Abstract

The research presented in this paper has been inspired by the legal provision contained in Article 156 (Request to remove the risk of damage) of the Obligations Act of the Republic of Serbia. This provision envisages the limitation of the amount of damages that are awarded in situations where the nuisance (harmful emission) arises from the performance of an activity of general public interest, which has been duly authorized by the competent state authority that issued an administrative permit. That provision deprives the injured party harmed by the emission (the neighbour) of the preventive protection mechanism; second, it deprives him of the possibility of seeking natural restitution (injuctive relief), and compells him to sustain the emission in exchange for some compensation. For this reason, the author argues for the abrogation of that provision. However, if the provision is to be repealed and if the civil judge adjudicating cases in his area of tort liability is given full freedom to impose the property sanction he/she deems most appropriate and effective, such a solution implies a danger or inhibiting socially useful and necessary activities, which may consequently lead to suppressing any entrepreneurial initiative.
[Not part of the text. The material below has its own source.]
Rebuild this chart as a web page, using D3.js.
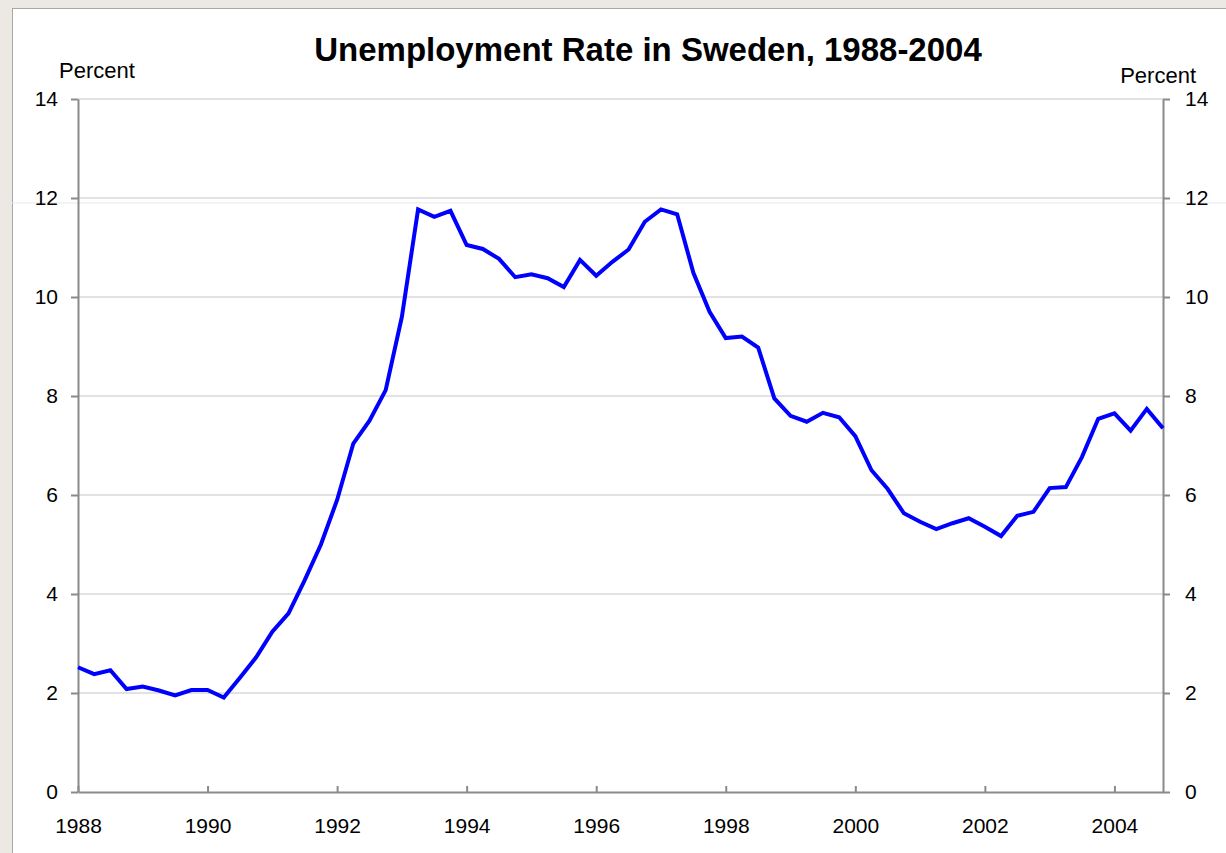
<!DOCTYPE html>
<html>
<head>
<meta charset="utf-8">
<script src="https://cdn.jsdelivr.net/npm/d3@7"></script>
<style>
  body { margin: 0; background: #ece9e4; }
  svg { display: block; }
  text { font-family: "Liberation Sans", Arial, sans-serif; fill: #000; }
</style>
</head>
<body>
<script>

var width = 1226, height = 853;

// quarterly, 1988 Q1 .. 2004 Q4
var startYear = 1988;
var rate = [
	2.52, 2.38, 2.46, 2.08, 2.13, 2.05, 1.95, 2.06,
	2.06, 1.91, 2.31, 2.72, 3.24, 3.61, 4.28, 5.00,
	5.90, 7.04, 7.50, 8.12, 9.60, 11.77, 11.62, 11.74,
	11.05, 10.97, 10.77, 10.40, 10.46, 10.38, 10.20, 10.75,
	10.43, 10.71, 10.96, 11.52, 11.77, 11.67, 10.49, 9.70,
	9.17, 9.20, 8.98, 7.95, 7.60, 7.48, 7.66, 7.57,
	7.19, 6.50, 6.12, 5.63, 5.46, 5.31, 5.43, 5.53,
	5.36, 5.17, 5.58, 5.66, 6.14, 6.16, 6.77, 7.54,
	7.65, 7.30, 7.74, 7.35
];
var yearTicks = [1988, 1990, 1992, 1994, 1996, 1998, 2000, 2002, 2004];
var pctTicks = [0, 2, 4, 6, 8, 10, 12, 14];

var title = "Unemployment Rate in Sweden, 1988-2004";
var unitLabel = "Percent";

var margin = {top: 99, right: 63, bottom: 61, left: 78};

var svg = d3.select("body").append("svg")
	.attr("width", width)
	.attr("height", height);

// white panel
svg.append("rect")
	.attr("x", 12.5).attr("y", 8.5)
	.attr("width", width).attr("height", height)
	.attr("fill", "#fff")
	.attr("stroke", "#a8a8a8");

var x = d3.scaleLinear()
	.domain([startYear, startYear + (rate.length - 1) / 4])
	.range([margin.left, width - margin.right]);
var y = d3.scaleLinear()
	.domain([0, 14])
	.range([height - margin.bottom, margin.top]);

// gridlines
svg.append("g").selectAll("line")
	.data(pctTicks.filter(function(d){ return d > 0; }))
	.enter().append("line")
	.attr("x1", x.range()[0]).attr("x2", x.range()[1])
	.attr("y1", function(d){ return y(d); })
	.attr("y2", function(d){ return y(d); })
	.attr("stroke", "#d9d9d9")
	.attr("stroke-width", 1.5);

// faint stray line seen in the picture just under 12
svg.append("line")
	.attr("x1", 0).attr("x2", width)
	.attr("y1", y(11.9)).attr("y2", y(11.9))
	.attr("stroke", "#e8e8e8");

function styleAxis(g){
	g.selectAll("path, line").attr("stroke", "#8a8a8a").attr("stroke-width", 2);
	g.selectAll("text").attr("font-size", 21)
		.style("font-family", "'Liberation Sans', Arial, sans-serif");
}

svg.append("g")
	.attr("transform", "translate(0," + y(0) + ")")
	.call(d3.axisBottom(x).tickValues(yearTicks).tickFormat(d3.format("d"))
		.tickSizeInner(-6).tickSizeOuter(0).tickPadding(26))
	.call(styleAxis);

svg.append("g")
	.attr("transform", "translate(" + x.range()[0] + ",0)")
	.call(d3.axisLeft(y).tickValues(pctTicks).tickSizeInner(7).tickSizeOuter(0).tickPadding(13))
	.call(styleAxis);

svg.append("g")
	.attr("transform", "translate(" + x.range()[1] + ",0)")
	.call(d3.axisRight(y).tickValues(pctTicks).tickSizeInner(7).tickSizeOuter(0).tickPadding(15))
	.call(styleAxis);

// the series
var line = d3.line()
	.x(function(d, i){ return x(startYear + i / 4); })
	.y(function(d){ return y(d); });

svg.append("path")
	.datum(rate)
	.attr("d", line)
	.attr("fill", "none")
	.attr("stroke", "#0000ff")
	.attr("stroke-width", 4)
	.attr("stroke-linejoin", "miter");

// titles
svg.append("text")
	.attr("x", 648).attr("y", 61)
	.attr("text-anchor", "middle")
	.attr("font-size", 33)
	.attr("font-weight", "bold")
	.text(title);

svg.append("text")
	.attr("x", 59).attr("y", 78)
	.attr("font-size", 22)
	.text(unitLabel);

svg.append("text")
	.attr("x", 1196).attr("y", 83)
	.attr("text-anchor", "end")
	.attr("font-size", 22)
	.text(unitLabel);

</script>
</body>
</html>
Thus, the author proposes the introduction of a specific model of insurance against civil liability, which would specifically focus on the problem of property damage stemming from harmful emissions, as a way to prevent the detrimental effects on the economic activity of the emmitter (which is generally beneficial for the community).. This would allow for a fair balance to be struck in the exercise of civil subjective rights. The balance would be seriously compromised if the the Serbian legislator keeps the existing statutory provision or if it abolishes it but fails to institute the proposed type of insurance against civil liability for damage.